Speaker: Alexandre Défossez
Date: January 10, 2019 at 13:00 – B011
Abstract:
Recent progress in deep learning for audio synthesis opens the way to models that
directly produce the waveform, shifting away from the traditional paradigm of
relying on vocoders or MIDI synthesizers for speech or music generation. Despite
their successes, current state-of-the-art neural audio synthesizers such as WaveNet
and SampleRNN [24, 17] suffer from prohibitive training and inference times
because they are based on autoregressive models that generate audio samples one
at a time at a rate of 16kHz. In this work, we study the more computationally
efficient alternative of generating the waveform frame-by-frame with large strides.
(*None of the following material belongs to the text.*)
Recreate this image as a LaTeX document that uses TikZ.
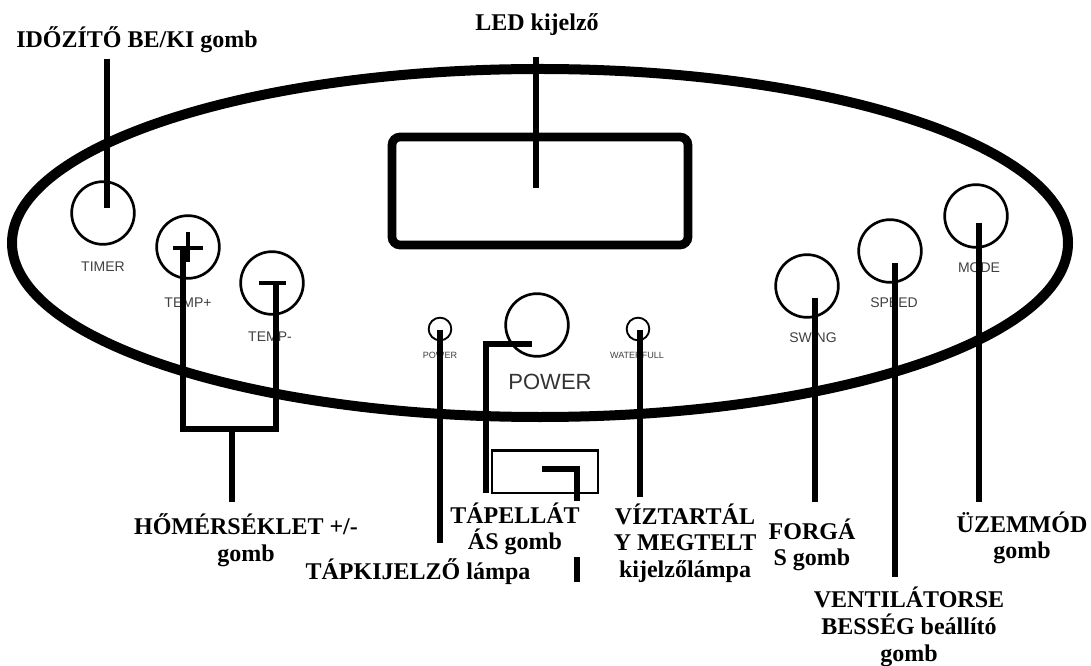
\documentclass[tikz,border=0pt]{standalone}
\usepackage{fontspec}
\setmainfont{Liberation Serif}
\newfontfamily\panelfont{Liberation Sans}
\begin{document}
\begin{tikzpicture}[x=0.75pt,y=-0.75pt,
  frame/.style={line width=7.5pt},
  ledbox/.style={draw,line width=6.5pt,rounded corners=6pt,inner sep=0pt},
  switchbox/.style={draw,line width=2pt,inner sep=0pt},
  btn/.style={circle,draw,line width=2pt,minimum size=47pt,inner sep=0pt},
  lamp/.style={circle,draw,line width=1.4pt,minimum size=17pt,inner sep=0pt},
  lead/.style={line width=5pt},
  callout/.style={font=\fontsize{18}{20}\selectfont\bfseries,align=center,fill=white,inner sep=1pt},
  paneltxt/.style={font=\panelfont\fontsize{10.5}{12}\selectfont,text=black!75,inner sep=0pt},
  tinytxt/.style={font=\panelfont\fontsize{6.8}{8}\selectfont,text=black!75,inner sep=0pt}
]
\useasboundingbox[fill=white] (0,0) rectangle (1091,666);

% outline of the panel
\draw[frame] (540,243) ellipse [x radius=528, y radius=174];

% LED display and switch window
\node[ledbox,minimum width=222pt,minimum height=81pt] (led) at (540,191) {};
\node[switchbox,minimum width=79.5pt,minimum height=32pt] (switch) at (545,471.5) {};

% buttons and lamps
\node[btn] (timer) at (103,213) {};
\node[btn] (tplus) at (188,247) {};
\node[btn] (tminus) at (272,283) {};
\node[btn] (power) at (537,325) {};
\node[btn] (swing) at (807,286) {};
\node[btn] (speed) at (890,251) {};
\node[btn] (mode) at (976,216) {};
\node[lamp] (plamp) at (440,329) {};
\node[lamp] (wlamp) at (638,329) {};

% plus and minus signs
\draw[line width=3pt] (173,248) -- (203,248) (188,232) -- (188,262);
\draw[line width=3pt] (259,283) -- (286,283);

% panel printing
\node[paneltxt] (ttimer) at (103,267) {TIMER};
\node[paneltxt] (ttplus) at (188,303) {TEMP+};
\node[paneltxt] (ttminus) at (270,337) {TEMP-};
\node[tinytxt] (tplamp) at (440,355) {POWER};
\node[tinytxt] (twlamp) at (637,355) {WATERFULL};
\node[font=\panelfont\fontsize{16.5}{18}\selectfont,text=black!80,inner sep=0pt] (tpower) at (550,382) {POWER};
\node[paneltxt] (tswing) at (813,338) {SWING};
\node[paneltxt] (tspeed) at (894,303) {SPEED};
\node[paneltxt] (tmode) at (979,268) {MODE};

% free ends of the leader lines
\coordinate (ledA) at (536,57);   \coordinate (ledB) at (536,188);
\coordinate (timA) at (107,59);   \coordinate (timB) at (107,208);
\coordinate (tpA) at (183,250);   \coordinate (tpB) at (183,429);
\coordinate (tmA) at (276,283);   \coordinate (tmB) at (276,429);
\coordinate (tjA) at (232,429);   \coordinate (tjB) at (232,502);
\coordinate (plA) at (440,330);   \coordinate (plB) at (440,543);
\coordinate (pwA) at (532,344);   \coordinate (pwK) at (486,344); \coordinate (pwB) at (486,493);
\coordinate (swA) at (542,469);   \coordinate (swK) at (577,469); \coordinate (swB) at (577,582);
\coordinate (wlA) at (640,330);   \coordinate (wlB) at (640,497);
\coordinate (sgA) at (815,298);   \coordinate (sgB) at (815,502);
\coordinate (spA) at (895,263);   \coordinate (spB) at (895,577);
\coordinate (mdA) at (979,223);   \coordinate (mdB) at (979,502);

% leader lines
\draw[lead] (ledA) -- (ledB);
\draw[lead] (timA) -- (timB);
\draw[lead] (tpA) -- (tpB) -- (tmB) -- (tmA);
\draw[lead] (tjA) -- (tjB);
\draw[lead] (plA) -- (plB);
\draw[lead] (pwA) -- (pwK) -- (pwB);
\draw[lead] (swA) -- (swK) -- (swB);
\draw[lead] (wlA) -- (wlB);
\draw[lead] (sgA) -- (sgB);
\draw[lead] (spA) -- (spB);
\draw[lead] (mdA) -- (mdB);

% callouts
\node[callout] (lTimer) at (137,40) {IDŐZÍTŐ BE/KI gomb};
\node[callout] (lLed) at (537,25) {LED kijelző};
\node[callout] (lTemp) at (246,540) {HŐMÉRSÉKLET +/-\\gomb};
\node[callout] (lPower) at (515,529) {TÁPELLÁT\\ÁS gomb};
\node[callout] (lLamp) at (418,572) {TÁPKIJELZŐ lámpa};
\node[callout] (lWater) at (685,543) {VÍZTARTÁL\\Y MEGTELT\\kijelzőlámpa};
\node[callout] (lSwing) at (812,545) {FORGÁ\\S gomb};
\node[callout] (lMode) at (1022,538) {ÜZEMMÓD\\gomb};
\node[callout,inner sep=0pt] (lSpeed) at (909,627) {VENTILÁTORSE\\BESSÉG beállító\\gomb};
\end{tikzpicture}
\end{document}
We present SING, a lightweight neural audio synthesizer for the original task of
generating musical notes given desired instrument, pitch and velocity. Our model
is trained end-to-end to generate notes from nearly 1000 instruments with a single
decoder, thanks to a new loss function that minimizes the distances between the
log spectrograms of the generated and target waveforms. On the generalization
task of synthesizing notes for pairs of pitch and instrument not seen during training,
SING produces audio with significantly improved perceptual quality compared to a
state-of-the-art autoencoder based on WaveNet [4] as measured by a Mean Opinion
Score (MOS), and is about 32 times faster for training and 2, 500 times faster for
inference.